Not a horrible day, I actually accomplished quite a bit.  I had a few good meals and even went most of the day without feeling sick.  The evening was a different story, more conversations about the horrible thing he did.  I am constantly playing a timeline back in my head and have concluded that every time I thought he was distant, it was because he didn’t want to be with me.  He preferred her.  He would text on the couch, with his body turned away from me.  It was probably her.  He rarely sat next to me, he never kissed me when he came home from work and seemed hardly interested in sex, turning down my advancements on more than one occasion.  I cant stop berating him with my anger.  I cant stop trying to make him feel horrible, its not even intentional… I just want somebody to hurt as bad as I do. 

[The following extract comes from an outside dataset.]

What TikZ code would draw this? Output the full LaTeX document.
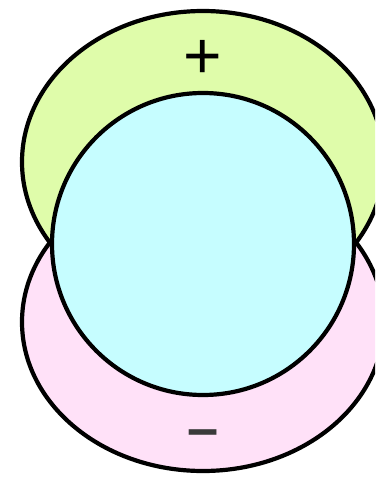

We went off to bed and tried to fool around, while his fingers were inside me I wretched.  I couldn’t stop playing back in my head pictures of him in her body.  How did she taste?  What did she do for him?  What did they say in throws of passion?  He stopped and asked if I was ok, I said no.  We lay there for a bit and talked, I tried to push the awful images out of my head but they just kept rushing back.  Finally, we kissed a little, then a lot.  He said “We can just kiss, its ok” and with that, those few words, I felt safe with him for a moment.  I felt aroused at that and we had great sex, close sex, the kind where your bodies are so close that you feel like one person.  But, as soon as we were finished, I wondered if they had ever had that, had they ever made love like that?